Brands are stepping in for Hurricane Harvey relief

It's been a hell of a week with Hurricane Harvey destroying large parts of Texas and flooding others. 

Some important things to realize:

  • This could be the costliest Hurricane ever with an estimated price tag of $190 Billion. To put it in perspective, Hurricane Katrina cost $49.8 Billion.
  • 53 counties were affected, around 11 million people, which is 46% of the Texas population.
  • South Texas received 19 trillion gallons of rain in the span of a few days. 

I live and work in Houston, so this past week has affected friends and coworkers. Thankfully, a lot of them were not significantly affected by the flooding, tornadoes, and storm. However, there are over 9,000 evacuees and many more displaced and needing help.

Some people I know were rescued on rooftops. Others were evacuated by boat. The week has been hectic, tiring, and stressful for everyone affected.

And while all of this is going on, people are stepping up to help. There are lines outside of shelters not for help, but to volunteer. People are pledging their support from New York. Mexico offered to help. The Cajun Navy came to the rescue.

Brands are stepping in to help out victims

Brands large and small are stepping in with company-wide efforts to help victims of Hurricane Harvey. 

  • HEB trucks were lined up outside the city to begin serving meals. Each truck is capable of serving over 6000 meals per day.
  • Waffle House stayed open to support first responders. My boyfriend's company has set up a fund to help employees affected by the storm.
  • Gallery Furniture has made it a hallmark of their business to step in when people need help. They opened their doors to shelter people affected.
  • A 2nd Cup, usually dedicated to fighting human trafficking, is organizing volunteers and raising money for relief.

Even more companies are sending or offering aid to those affected.There will be more work to do in the coming weeks in months, especially with FEMA estimating they will be in Texas for years.
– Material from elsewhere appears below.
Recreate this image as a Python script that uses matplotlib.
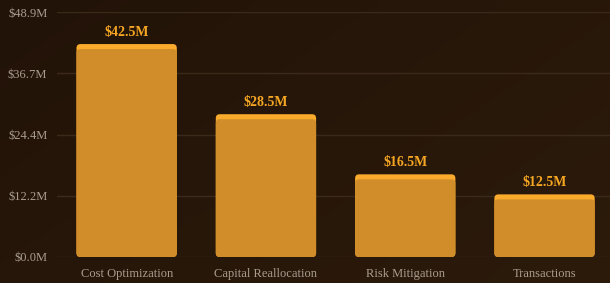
import numpy as np
import matplotlib
matplotlib.use('Agg')
import matplotlib.pyplot as plt
from matplotlib.patches import FancyBboxPatch

categories = ['Cost Optimization', 'Capital Reallocation', 'Risk Mitigation', 'Transactions']
values = [42.5, 28.5, 16.5, 12.5]
y_ticks = [0.0, 12.2, 24.4, 36.7, 48.9]

plt.rcParams['font.family'] = ['Liberation Serif', 'DejaVu Serif']

fig = plt.figure(figsize=(6.1, 2.83), dpi=100)

# background gradient
bg = fig.add_axes([0, 0, 1, 1], zorder=-10)
gx = np.linspace(0, 1, 200)
gy = np.linspace(0, 1, 100)
X, Y = np.meshgrid(gx, gy)
t = 0.6 * X + 0.4 * Y
c0 = np.array([0x22, 0x13, 0x08]) / 255
c1 = np.array([0x2c, 0x1b, 0x0b]) / 255
img = c0[None, None, :] * (1 - t[..., None]) + c1[None, None, :] * t[..., None]
bg.imshow(img, aspect='auto', extent=[0, 1, 0, 1], origin='upper')
bg.axis('off')

ax = fig.add_axes([57 / 610, (283 - 257) / 283, (610 - 57) / 610, (257 - 12) / 283])
ax.patch.set_alpha(0)

x = np.arange(len(categories))
width = 0.72
bars = ax.bar(x, values, width=width, color='none')

px_x = 553 / 3.97
px_y = 245 / 48.9
r = 4 / px_x
asp = (4 / px_y) / r
cap = 5 / px_y

for b, v in zip(bars, values):
    x0 = b.get_x()
    ax.add_patch(FancyBboxPatch((x0, 0), width, v,
                                boxstyle=f'round,pad=0,rounding_size={r}',
                                mutation_aspect=asp, fc='#fbab2c', ec='none', zorder=3))
    ax.add_patch(FancyBboxPatch((x0, 0), width, v - cap,
                                boxstyle=f'round,pad=0,rounding_size={r}',
                                mutation_aspect=asp, fc='#d08d29', ec='none', zorder=4))
    ax.text(b.get_x() + width / 2, v + 1.1, f'${v:.1f}M', ha='center', va='bottom',
            color='#f5a623', fontsize=10, fontweight='bold', zorder=5)

ax.set_xlim(-0.5, 3.47)
ax.set_ylim(0, 48.9)
ax.set_yticks(y_ticks)
ax.set_yticklabels([f'${t:.1f}M' for t in y_ticks])
ax.set_xticks(x)
ax.set_xticklabels(categories)
ax.tick_params(axis='both', length=0, colors='#a99d90', labelsize=9)
ax.tick_params(axis='x', pad=8)
ax.tick_params(axis='y', pad=7)
ax.grid(axis='y', color='#3b2a1a', lw=1)
ax.set_axisbelow(True)
for s in ax.spines.values():
    s.set_visible(False)

fig.savefig('out.png', dpi=100)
And some brands increased prices

Memorably, there have been the brands and companies that decided to raise prices in response to a crisis. While the companies have responded saying there were "pricing errors" it still was a striking moment.

While I didn't witness it, I did hear through other people experiencing the flood that some tow truck drivers were charging around $600 for a tow. That even some people with boats were charging people to be rescued.

In times of crisis, it's important for everyone to step up and help

This is the moment that people will remember when someone stepped in to help them. It's a time to drop what you're doing and lend a hand or a dollar where you can. For ways that you can contribute, see here.

The contribution doesn't have to be large.

Companies large a small, from individual creators to larger corporations, have found different ways to offer aid. It can be a volunteer outing, donations, or offering shelter to people in need. It can be as simple as showing your own employees that you care about their well being and will be there to help them get back on track.

Brands have the opportunity to make a difference.

A brand can bring people together and organize relief that may be difficult to achieve at the individual level. Take this time to really show people what your brand stands for by contributing.

Don't help looking for a quick soundbite.

Real people have been affected. People have lost their homes, businesses, and friends. People are still missing. Help to genuinely make a difference, not to just look good.

There's a lot of work to be done. I will be out and about for the next few weeks - out of town and then returning to help out friends. See how you can also make a difference in the lives of people affected.

How can you do your part as a business or individual to offer aid?